Die Furcht vor der wachsenden Marktmacht von Internetkonzernen hatte die führenden Verbände GdW, BFW sowie Haus & Grund 2017 enger zusammenrücken lassen. Gemeinsam wollte man eine Internetplattform für Vermietung und Verkauf aufbauen und betreiben. Es ging den Beteiligten um die Rückeroberung der Datenhoheit und die Kontrolle über die Vermarktungsprozesse.
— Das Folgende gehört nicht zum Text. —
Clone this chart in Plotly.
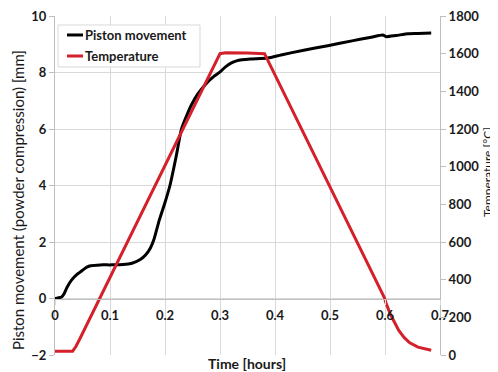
import plotly.graph_objects as go

# Piston movement (powder compression) [mm]
time_piston = [0, 0.005, 0.012, 0.016, 0.022, 0.030, 0.040, 0.050, 0.058, 0.065,
               0.082, 0.10, 0.124, 0.14, 0.155, 0.165, 0.173, 0.18, 0.19, 0.20,
               0.209, 0.22, 0.23, 0.24, 0.248, 0.26, 0.276, 0.29, 0.30, 0.31,
               0.32, 0.33, 0.34, 0.355, 0.387, 0.411, 0.45, 0.496, 0.54, 0.575,
               0.596, 0.602, 0.62, 0.642, 0.66, 0.684]
piston_mm = [0, 0.02, 0.05, 0.15, 0.4, 0.65, 0.85, 1.0, 1.11, 1.16,
             1.19, 1.19, 1.2, 1.25, 1.38, 1.55, 1.77, 2.1, 2.8, 3.4,
             4.0, 5.0, 6.0, 6.5, 6.85, 7.25, 7.63, 7.88, 8.02, 8.2,
             8.33, 8.41, 8.45, 8.48, 8.51, 8.62, 8.78, 8.95, 9.12, 9.25,
             9.33, 9.27, 9.31, 9.37, 9.38, 9.4]

# Temperature [°C]
time_temp = [0, 0.032, 0.038, 0.045, 0.30, 0.31, 0.35, 0.381, 0.599, 0.602,
             0.61, 0.617, 0.625, 0.635, 0.645, 0.66, 0.672, 0.684]
temp_c = [20, 20, 45, 85, 1600, 1605, 1603, 1600, 304, 275,
          215, 171, 130, 92, 65, 42, 32, 25]

series_names = ["Piston movement", "Temperature"]
series_colors = ["black", "#d4202a"]

FONT = "Lato"
TXT = "#1a1a1a"
GRID = "#d9d9d9"

fig = go.Figure()
fig.add_trace(go.Scatter(x=time_piston, y=piston_mm, mode="lines",
                         name=series_names[0], showlegend=False,
                         line=dict(color=series_colors[0], width=3,
                                   shape="spline", smoothing=0.6)))
fig.add_trace(go.Scatter(x=time_temp, y=temp_c, mode="lines",
                         name=series_names[1], yaxis="y2", showlegend=False,
                         line=dict(color=series_colors[1], width=3)))

tickfont = dict(family=FONT, size=13, color=TXT, weight="bold")

# custom legend (box, short line samples, labels) in paper coordinates
shapes = [dict(type="rect", xref="paper", yref="paper",
               x0=0.0078, x1=0.3766, y0=0.8496, y1=0.9735,
               line=dict(color=GRID, width=1), fillcolor="white",
               layer="above")]
annotations = []
for i, (nm, col) in enumerate(zip(series_names, series_colors)):
    yy = 0.9440 - i * 0.0620
    shapes.append(dict(type="line", xref="paper", yref="paper",
                       x0=0.0312, x1=0.0727, y0=yy, y1=yy,
                       line=dict(color=col, width=3), layer="above"))
    annotations.append(dict(text=nm, xref="paper", yref="paper",
                            x=0.0740, y=yy, xanchor="left", yanchor="middle",
                            showarrow=False,
                            font=dict(family=FONT, size=13, color=TXT,
                                      weight="bold")))

annotations += [
    dict(text="Piston movement (powder compression) [mm]", textangle=-90,
         xref="paper", yref="paper", x=-0.0961, y=0.457,
         xanchor="center", yanchor="middle", showarrow=False,
         font=dict(family=FONT, size=15, color=TXT)),
    dict(text="Temperature [°C]", textangle=-90,
         xref="paper", yref="paper", x=1.125, y=0.54,
         xanchor="center", yanchor="middle", showarrow=False,
         font=dict(family=FONT, size=12, color=TXT)),
    dict(text="Time [hours]", xref="paper", yref="paper",
         x=0.4987, y=-0.024, xanchor="center", yanchor="middle",
         showarrow=False,
         font=dict(family=FONT, size=14, color=TXT, weight="bold")),
]

fig.update_layout(
    width=490, height=364,
    margin=dict(l=47, r=58, t=8, b=17, autoexpand=False),
    paper_bgcolor="white", plot_bgcolor="white",
    showlegend=False,
    shapes=shapes,
    annotations=annotations,
    xaxis=dict(range=[0, 0.7], dtick=0.1, tick0=0, anchor="free",
               position=2/12, showline=True, linecolor="#bfbfbf", linewidth=1,
               showgrid=True, gridcolor=GRID, zeroline=False, automargin=False,
               ticks="outside", ticklen=5, tickcolor=GRID, tickfont=tickfont,
               ticklabeloverflow="allow",
               tickvals=[0, 0.1, 0.2, 0.3, 0.4, 0.5, 0.6, 0.7],
               ticktext=["0", "0.1", "0.2", "0.3", "0.4", "0.5", "0.6", "0.7"]),
    yaxis=dict(range=[-2, 10], dtick=2, showline=True, linecolor="#bfbfbf",
               linewidth=1, showgrid=True, gridcolor=GRID, zeroline=False,
               automargin=False, ticklabeloverflow="allow",
               ticks="outside", ticklen=5, tickcolor="#bfbfbf",
               tickfont=tickfont),
    yaxis2=dict(range=[0, 1800], dtick=200, overlaying="y", side="right",
                showline=True, linecolor="#bfbfbf", linewidth=1,
                showgrid=False, zeroline=False, automargin=False,
                ticklabeloverflow="allow",
                ticks="outside", ticklen=5, tickcolor="#bfbfbf",
                tickfont=tickfont),
)

fig.write_html("out.html")
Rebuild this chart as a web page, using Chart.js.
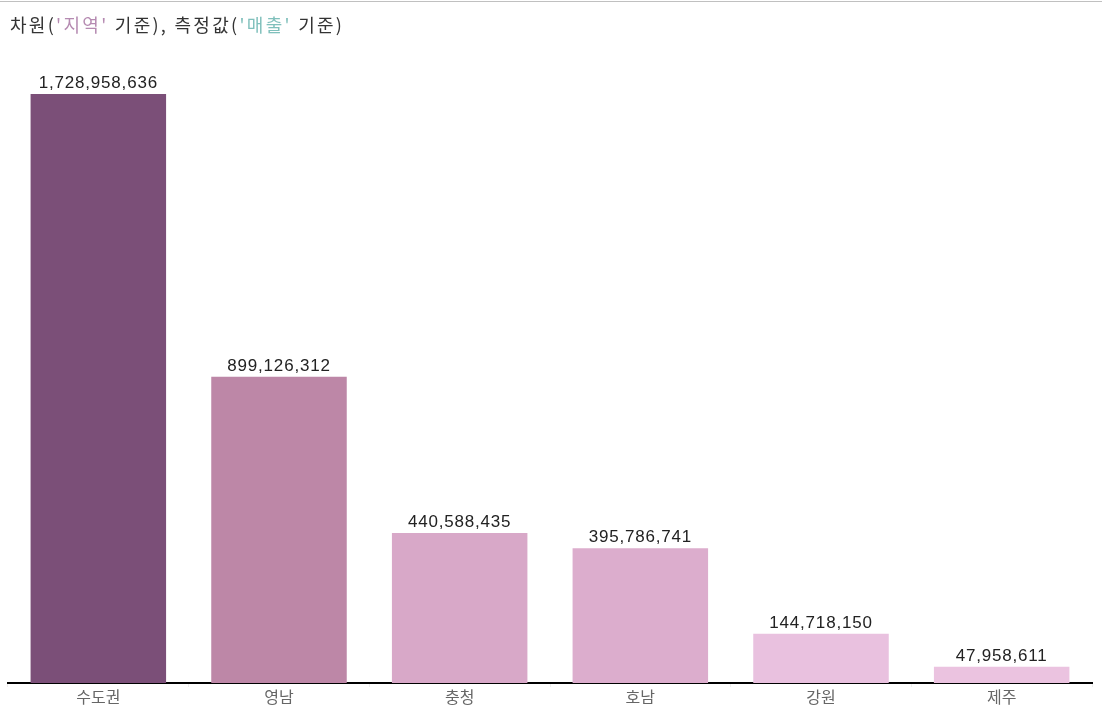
<!DOCTYPE html>
<html>
<head>
<meta charset="utf-8">
<script src="https://cdn.jsdelivr.net/npm/chart.js@4.4.1/dist/chart.umd.min.js"></script>
<style>
  html, body { margin: 0; padding: 0; background: #fff; }
  #wrap { position: relative; width: 1102px; height: 711px; overflow: hidden; }
  #topline { position: absolute; left: 0; top: 1px; width: 1102px; height: 1px; background: #c0c0c0; }
  #title { position: absolute; left: 10px; top: 12px; font-family: "Noto Sans CJK KR", "Noto Sans", sans-serif; font-size: 18px; letter-spacing: 2.3px; color: #333; line-height: 24px; white-space: nowrap; }
  #title .a { color: #b58ab1; }
  #title .b { color: #80c0bc; }
  canvas { position: absolute; left: 0; top: 0; }
</style>
</head>
<body>
<div id="wrap">
  <canvas id="c" width="1102" height="711"></canvas>
  <div id="topline"></div>
  <div id="title">차원(<span class="a">'지역'</span> 기준), 측정값(<span class="b">'매출'</span> 기준)</div>
</div>
<script>
const categories = ['수도권', '영남', '충청', '호남', '강원', '제주'];
const sales = [1728958636, 899126312, 440588435, 395786741, 144718150, 47958611];
const barColors = ['#7b4f78', '#bd87a7', '#d8a8c8', '#dcadcd', '#e9c1df', '#ebc3e0'];

const valueLabels = {
  id: 'valueLabels',
  afterDatasetsDraw(chart) {
    const ctx = chart.ctx;
    const meta = chart.getDatasetMeta(0);
    ctx.save();
    ctx.font = '17px "Liberation Sans", Arial, sans-serif';
    if ('letterSpacing' in ctx) ctx.letterSpacing = '0.8px';
    ctx.fillStyle = '#222';
    ctx.textAlign = 'center';
    ctx.textBaseline = 'alphabetic';
    meta.data.forEach((bar, i) => {
      ctx.fillText(sales[i].toLocaleString('en-US'), bar.x, bar.y - 6);
    });
    ctx.restore();
  }
};

new Chart(document.getElementById('c'), {
  type: 'bar',
  data: {
    labels: categories,
    datasets: [{
      data: sales,
      backgroundColor: barColors,
      borderWidth: 0,
      barPercentage: 0.75,
      categoryPercentage: 1.0
    }]
  },
  options: {
    responsive: false,
    animation: false,
    devicePixelRatio: 1,
    layout: { padding: { top: 60, left: 8, right: 10, bottom: 0 } },
    plugins: { legend: { display: false }, tooltip: { enabled: false }, title: { display: false } },
    scales: {
      x: {
        afterFit(scale) { scale.height = 28; },
        border: { display: true, color: '#000', width: 2 },
        grid: { drawOnChartArea: false, drawTicks: true, tickLength: 4, color: '#eeeeee', offset: true },
        ticks: { color: '#666', padding: 0, font: { family: '"Noto Sans CJK KR", sans-serif', size: 16 } }
      },
      y: {
        display: false,
        min: 0,
        max: 1829000000
      }
    }
  },
  plugins: [valueLabels]
});
</script>
</body>
</html>
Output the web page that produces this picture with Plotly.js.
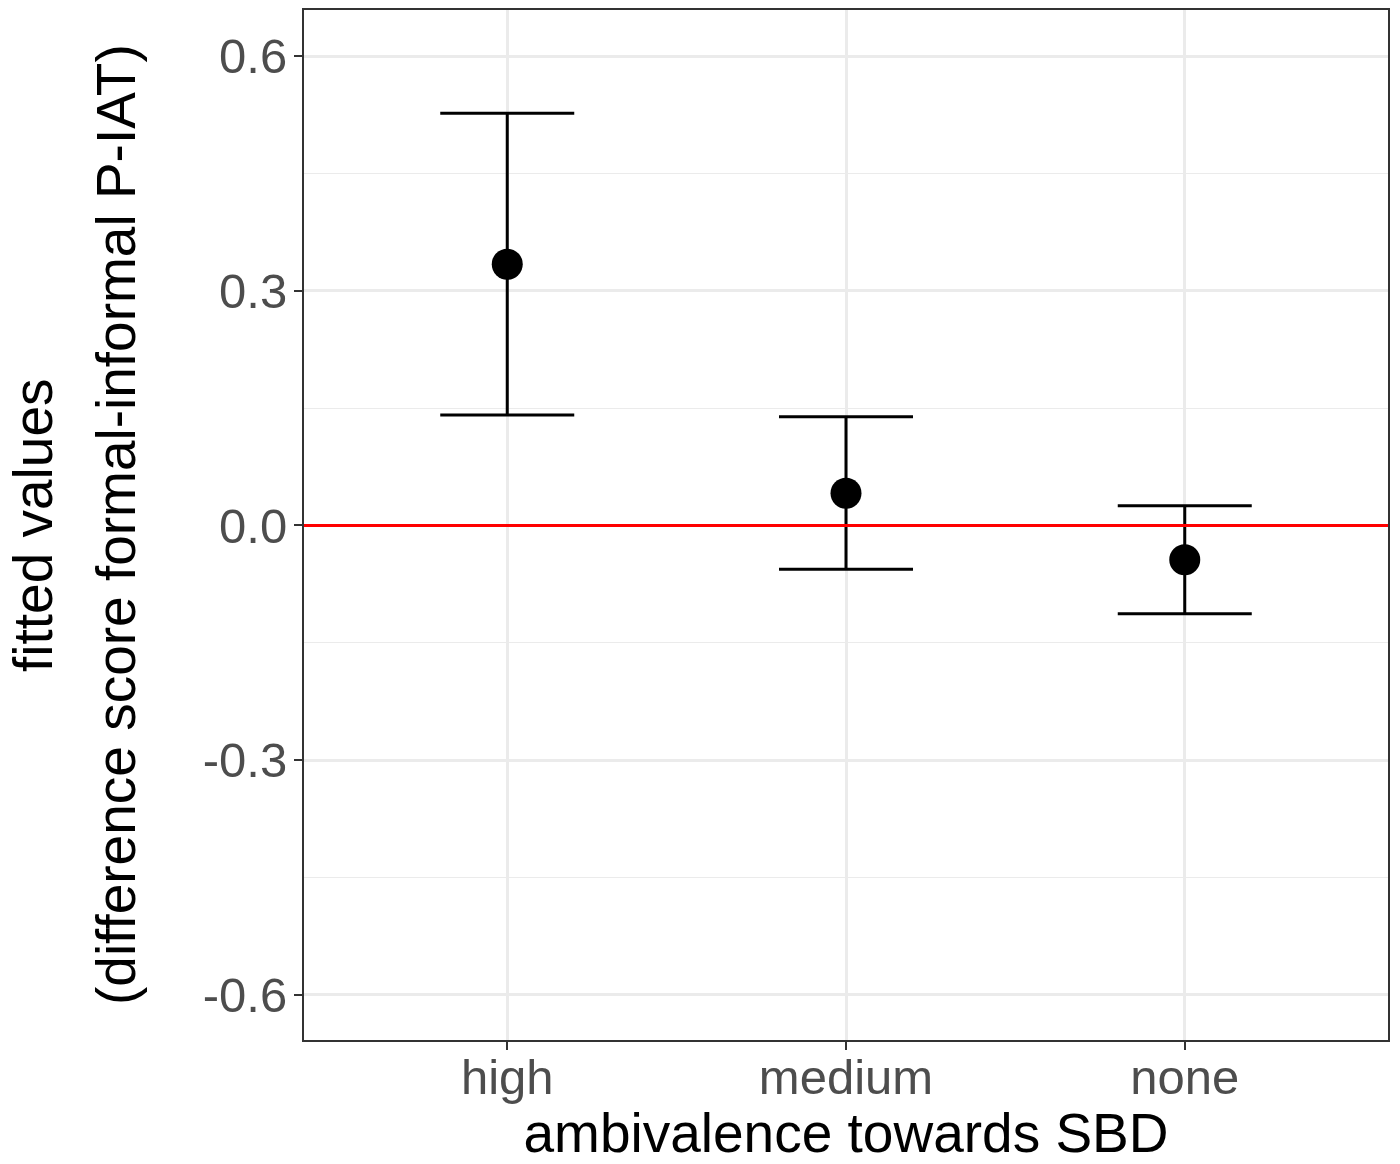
<!DOCTYPE html>
<html>
<head>
<meta charset="utf-8">
<script src="https://cdn.plot.ly/plotly-3.0.1.min.js"></script>
<style>
html, body { margin: 0; padding: 0; background: #ffffff; }
#chart { width: 1400px; height: 1164px; }
</style>
</head>
<body>
<div id="chart"></div>
<script>
// Data
const categories = ['high', 'medium', 'none'];
const fittedValues = [0.334, 0.041, -0.044];
const upperCI = [0.527, 0.139, 0.025];
const lowerCI = [0.141, -0.056, -0.113];

const yTickVals = [-0.6, -0.3, 0.0, 0.3, 0.6];
const yTickText = ['-0.6', '-0.3', '0.0', '0.3', '0.6'];
const yMinorVals = [-0.45, -0.15, 0.15, 0.45];

const xTitle = 'ambivalence towards SBD';
const yTitleLine1 = 'fitted values';
const yTitleLine2 = '(difference score formal-informal P-IAT)';
const referenceValue = 0;

const errPlus = upperCI.map((u, i) => u - fittedValues[i]);
const errMinus = lowerCI.map((l, i) => fittedValues[i] - l);

const FONT = 'Liberation Sans, Arial, Helvetica, sans-serif';

const trace = {
  type: 'scatter',
  mode: 'markers',
  x: categories,
  y: fittedValues,
  marker: { color: '#000000', size: 31 },
  error_y: {
    type: 'data',
    symmetric: false,
    array: errPlus,
    arrayminus: errMinus,
    color: '#000000',
    thickness: 3,
    width: 67
  },
  hoverinfo: 'x+y',
  showlegend: false
};

const layout = {
  width: 1400,
  height: 1164,
  margin: { l: 304, r: 12, t: 10, b: 124 },
  paper_bgcolor: '#ffffff',
  plot_bgcolor: '#ffffff',
  showlegend: false,
  font: { family: FONT, color: '#000000' },
  xaxis: {
    type: 'category',
    categoryorder: 'array',
    categoryarray: categories,
    range: [-0.6, 2.6],
    showgrid: true,
    gridcolor: '#EBEBEB',
    gridwidth: 2.5,
    zeroline: false,
    showline: true,
    mirror: true,
    linecolor: '#333333',
    linewidth: 2,
    ticks: 'outside',
    ticklen: 8,
    tickwidth: 2,
    tickcolor: '#333333',
    ticklabelstandoff: -15,
    tickfont: { family: FONT, size: 49, color: '#4D4D4D' },
    title: {
      text: xTitle,
      font: { family: FONT, size: 55, color: '#000000' },
      standoff: 31
    },
    automargin: false
  },
  yaxis: {
    range: [-0.658, 0.659],
    tickmode: 'array',
    tickvals: yTickVals,
    ticktext: yTickText,
    showgrid: true,
    gridcolor: '#EBEBEB',
    gridwidth: 2.5,
    zeroline: false,
    showline: true,
    mirror: true,
    linecolor: '#333333',
    linewidth: 2,
    ticks: 'outside',
    ticklen: 8,
    tickwidth: 2,
    tickcolor: '#333333',
    ticklabelstandoff: -3,
    tickfont: { family: FONT, size: 49, color: '#4D4D4D' },
    minor: {
      tickmode: 'array',
      tickvals: yMinorVals,
      showgrid: true,
      gridcolor: '#EBEBEB',
      gridwidth: 1.3,
      ticks: ''
    },
    automargin: false
  },
  shapes: [{
    type: 'line',
    xref: 'paper', x0: 0, x1: 1,
    yref: 'y', y0: referenceValue, y1: referenceValue,
    line: { color: '#FF0000', width: 3 },
    layer: 'above'
  }],
  annotations: [
    {
      text: yTitleLine1,
      xref: 'paper', yref: 'paper', x: 0, y: 0.5,
      xanchor: 'center', yanchor: 'middle',
      xshift: -271, textangle: -90, showarrow: false,
      font: { family: FONT, size: 55, color: '#000000' }
    },
    {
      text: yTitleLine2,
      xref: 'paper', yref: 'paper', x: 0, y: 0.5,
      xanchor: 'center', yanchor: 'middle',
      xshift: -188, textangle: -90, showarrow: false,
      font: { family: FONT, size: 55, color: '#000000' }
    }
  ]
};

Plotly.newPlot('chart', [trace], layout, { displayModeBar: false, responsive: false });
</script>
</body>
</html>
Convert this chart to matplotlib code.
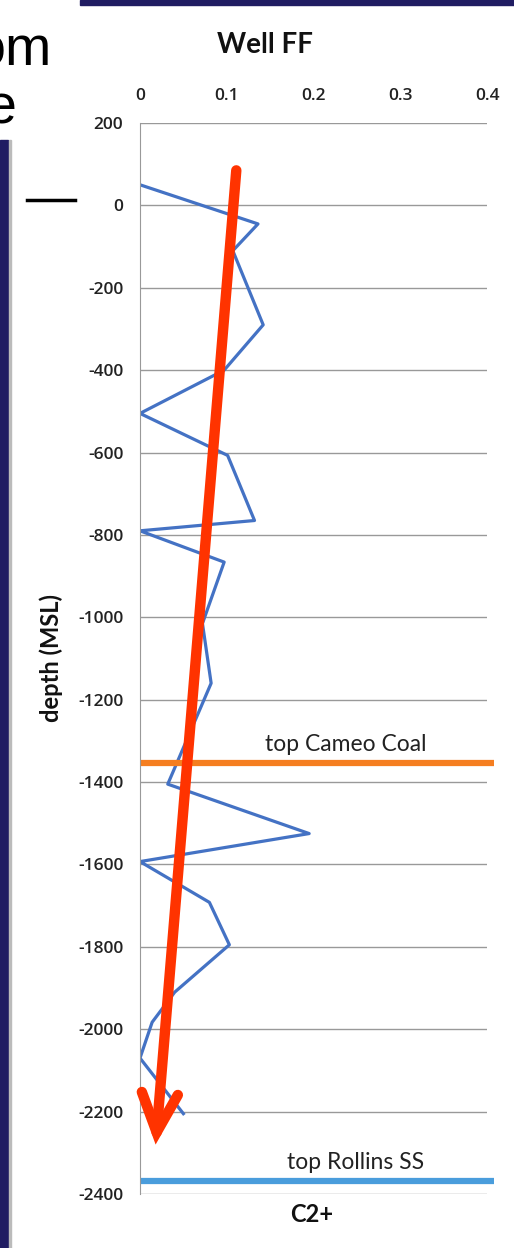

In Vorbereitung war damals ein wohnungswirtschaftliches Immobilienportal in der Rechtsform einer nicht börsennotierten Aktiengesellschaft. Als mögliche Gesellschafter wurden genannt: Mitgliedsunternehmen des GdW, der GdW und seine Regionalverbände, Haus & Grund sowie seine Ortsverbände, der BFW, seine Mitgliedsunternehmen und BFW-Regionalverbände, die Aareal Bank AG, die Hypoport AG und die Schufa Holding AG.
Die Inbetriebnahme eines brancheneigenen Vermietungsportals verlief dennoch im Sande, unter anderem aufgrund der mangelnden Bereitschaft von Wohnunternehmen zur finanziellen Beteiligung. Schon vor sechs Jahren lief die Vermietung von Wohnungen wie geschmiert.